Weighed we anchor on life's ocean
Sunlight flooding us in torrents,
But two little squalls have struck us,
William Henry and Orin Lawrence.

In 1894 twin daughters blessed the home, these being Helen and Marie. The next in order of birth is Charles Findley, who bears the name of President Blanchard of Wheaton College as well as the name of his grandmother. The youngest in order of birth is Edward Everett, who was born in 1902. The mother, as the name implies, is of German ancestry, and as she speaks, reads and writes the German language she is likewise educating her children in the German tongue. Five of the children are now attending school.

Mr. Hawthorne is himself a twin, his brother being 0. E. Hawthorne, a resident of Marshall, Missouri, who is agent for the Chicago & Alton Railroad Company. He is married and has a son and daughter, Lucile and Ray, who are still with their parents.

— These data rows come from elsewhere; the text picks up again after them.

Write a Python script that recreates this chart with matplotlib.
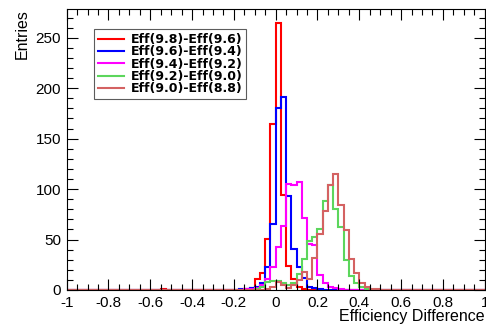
import numpy as np
import matplotlib
matplotlib.use('Agg')
import matplotlib.pyplot as plt
from matplotlib.ticker import MultipleLocator

plt.rcParams['font.family'] = ['Liberation Sans', 'DejaVu Sans']

# binning: 80 bins over [-1, 1]
nbins = 80
xlo, xhi = -1.0, 1.0
edges = np.linspace(xlo, xhi, nbins + 1)

# counts, for the bins starting at -0.175
first_edge = -0.175
red_vals = [0, 1, 2, 11, 17, 51, 165, 265, 94, 24, 11, 3, 1, 0, 0, 0, 0, 0, 0, 0, 0, 0, 0, 0, 0, 0, 0, 0]
blue_vals = [1, 1, 2, 3, 7, 23, 65, 180, 191, 93, 41, 23, 12, 3, 2, 1, 0, 0, 0, 0, 0, 0, 0, 0, 0, 0, 0, 0]
magenta_vals = [0, 1, 1, 2, 5, 11, 23, 43, 63, 105, 104, 107, 71, 46, 45, 15, 7, 3, 2, 1, 0, 0, 0, 0, 0, 0, 0, 0]
green_vals = [0, 0, 0, 1, 3, 8, 9, 9, 7, 5, 7, 16, 31, 49, 53, 60, 88, 104, 80, 62, 30, 14, 7, 3, 1, 0, 0, 0]
salmon_vals = [0, 0, 0, 0, 0, 1, 3, 8, 5, 2, 5, 10, 18, 11, 32, 55, 78, 104, 115, 84, 59, 31, 17, 7, 3, 1, 1, 0]
# single stray entry of the first series
red_extra_x = -0.54
red_extra_n = 1

labels = ['Eff(9.8)-Eff(9.6)', 'Eff(9.6)-Eff(9.4)', 'Eff(9.4)-Eff(9.2)',
          'Eff(9.2)-Eff(9.0)', 'Eff(9.0)-Eff(8.8)']
colors = ['#ff0000', '#0000ff', '#ff00ff', '#5cd65c', '#d46262']


def fill(vals):
    h = np.zeros(nbins)
    i0 = int(round((first_edge - xlo) / (edges[1] - edges[0])))
    h[i0:i0 + len(vals)] = vals
    return h


hists = [fill(v) for v in [red_vals, blue_vals, magenta_vals, green_vals, salmon_vals]]
hists[0][np.searchsorted(edges, red_extra_x) - 1] += red_extra_n

fig = plt.figure(figsize=(4.86, 3.28), dpi=100)
ax = fig.add_axes([0.1372, 0.1159, 0.8601, 0.8567])

for h, c, lab in zip(hists, colors, labels):
    ax.stairs(h, edges, color=c, lw=1.5, label=lab, baseline=None)

ax.set_xlim(xlo, xhi)
ax.set_ylim(0, 278.5)

ax.xaxis.set_major_locator(MultipleLocator(0.2))
ax.xaxis.set_minor_locator(MultipleLocator(0.05))
ax.yaxis.set_major_locator(MultipleLocator(50))
ax.yaxis.set_minor_locator(MultipleLocator(10))
ax.tick_params(which='both', direction='in', top=True, right=True, labelsize=11, width=0.8)
ax.tick_params(which='major', length=8, pad=4)
ax.tick_params(which='minor', length=4)
ax.set_xticks(np.arange(-1, 1.01, 0.2))
ax.set_xticklabels(['-1', '-0.8', '-0.6', '-0.4', '-0.2', '0', '0.2', '0.4', '0.6', '0.8', '1'])
for s in ax.spines.values():
    s.set_linewidth(0.8)

# axis titles placed like the ROOT canvas (right / top aligned)
fig.text(485 / 486, 1 - 316 / 328, 'Efficiency Difference', fontsize=11.5, ha='right', va='center')
ax.set_ylabel('Entries', fontsize=11.5, loc='top', labelpad=4)

leg = ax.legend(loc='upper left', bbox_to_anchor=(0.065, 0.928), frameon=True, fancybox=False,
                edgecolor='#333333', prop={'family': 'DejaVu Sans', 'weight': 'bold', 'size': 9.0},
                handlelength=2.1, handletextpad=0.55, labelspacing=-0.05, borderpad=0.3,
                borderaxespad=0)
leg.get_frame().set_linewidth(0.8)

fig.savefig('out.png', dpi=100)
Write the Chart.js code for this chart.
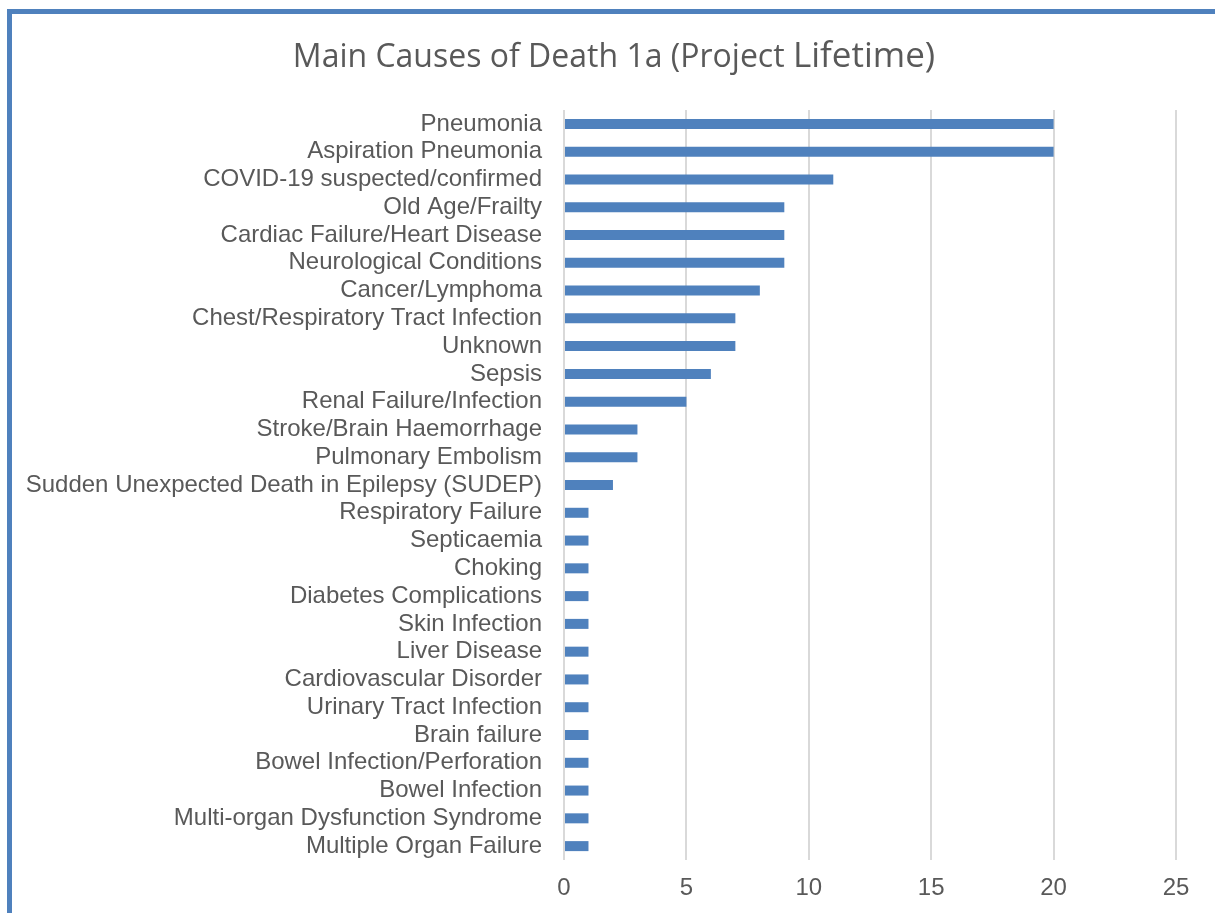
<!DOCTYPE html>
<html>
<head>
<meta charset="utf-8">
<script src="https://cdn.jsdelivr.net/npm/chart.js@4"></script>
<style>
  html, body { margin: 0; padding: 0; background: #fff; overflow: hidden; }
  #wrap { position: relative; width: 1215px; height: 913px; }
  #frame { position: absolute; left: 7px; top: 9px; width: 1300px; height: 1000px;
           border-left: 5px solid #4f81bd; border-top: 5px solid #4f81bd; box-sizing: border-box; }
  canvas { position: absolute; left: 0; top: 0; }
</style>
</head>
<body>
<div id="wrap">
  <div id="frame"></div>
  <canvas id="c" width="1215" height="913"></canvas>
</div>
<script>
const categories = [
  "Pneumonia",
  "Aspiration Pneumonia",
  "COVID-19 suspected/confirmed",
  "Old Age/Frailty",
  "Cardiac Failure/Heart Disease",
  "Neurological Conditions",
  "Cancer/Lymphoma",
  "Chest/Respiratory Tract Infection",
  "Unknown",
  "Sepsis",
  "Renal Failure/Infection",
  "Stroke/Brain Haemorrhage",
  "Pulmonary Embolism",
  "Sudden Unexpected Death in Epilepsy (SUDEP)",
  "Respiratory Failure",
  "Septicaemia",
  "Choking",
  "Diabetes Complications",
  "Skin Infection",
  "Liver Disease",
  "Cardiovascular Disorder",
  "Urinary Tract Infection",
  "Brain failure",
  "Bowel Infection/Perforation",
  "Bowel Infection",
  "Multi-organ Dysfunction Syndrome",
  "Multiple Organ Failure"
];
const deaths = [20, 20, 11, 9, 9, 9, 8, 7, 7, 6, 5, 3, 3, 2, 1, 1, 1, 1, 1, 1, 1, 1, 1, 1, 1, 1, 1];
const xTicks = [0, 5, 10, 15, 20, 25];
const titleParts = ["Main Causes of Death 1a (Project ", "Lifetime)"];

const titlePlugin = {
  id: 'mixedTitle',
  afterDraw(chart) {
    const ctx = chart.ctx;
    const fonts = ['32px "Open Sans"', '35px "Open Sans"'];
    ctx.save();
    ctx.fillStyle = '#595959';
    ctx.textBaseline = 'alphabetic';
    ctx.textAlign = 'left';
    const widths = titleParts.map((t, i) => { ctx.font = fonts[i]; return ctx.measureText(t).width; });
    const total = widths.reduce((a, b) => a + b, 0);
    let x = 614 - total / 2;
    titleParts.forEach((t, i) => { ctx.font = fonts[i]; ctx.fillText(t, x, 67); x += widths[i]; });
    ctx.restore();
  }
};

Chart.defaults.animation = false;
new Chart(document.getElementById('c'), {
  type: 'bar',
  data: {
    labels: categories,
    datasets: [{
      data: deaths,
      backgroundColor: '#4f81bd',
      borderWidth: 0,
      categoryPercentage: 1.0,
      barPercentage: 0.36
    }]
  },
  options: {
    indexAxis: 'y',
    responsive: false,
    layout: { padding: { left: 0, right: 39, top: 110, bottom: 0 } },
    plugins: {
      legend: { display: false },
      tooltip: { enabled: false },
      title: { display: false }
    },
    scales: {
      x: {
        min: 0, max: 25,
        afterBuildTicks: (s) => { s.ticks = xTicks.map(v => ({ value: v })); },
        afterFit: (s) => { s.height = 53; },
        grid: { color: '#d9d9d9', lineWidth: 2, drawTicks: false },
        border: { display: false },
        ticks: { color: '#595959', font: { family: 'Liberation Sans', size: 24 }, padding: 14 }
      },
      y: {
        afterFit: (s) => { s.width = 564; },
        grid: { display: false, drawTicks: false },
        border: { display: false },
        ticks: { color: '#595959', font: { family: 'Liberation Sans', size: 24 }, padding: 22, autoSkip: false }
      }
    }
  },
  plugins: [titlePlugin]
});
</script>
</body>
</html>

Mr. Hawthorne believes fully in the principle expressed by the Bard of Avon when he said, "There is a Divinity that shapes our ends," and while he recognizes the fact that he has perhaps not improved all his opportunities, that Divinity has never failed, and on every occasion he expresses himself as a willing devotee at the throne of that Divinity. Mr. Hawthorne was blessed with the influence of Christian parents, and to this, combined with the influence and encouragement of his excellent wife, gives credit for the position to which he has attained in the moral, business and social world. He bears testimony to the power of associations as potential in forming character. Next to his wife, no one has so influenced his life as his elder brother whom he considers an ideal man. His father's example, too, has always been that of a Godly man, while his intimate friends have been ever men of the highest noble character. This brief sketch of the writer of our historical narrative of Putnam county does not pretend to be a biography, entering into detail but simply a suggestive outline, leaving the completion to his future biographers after the records are all in.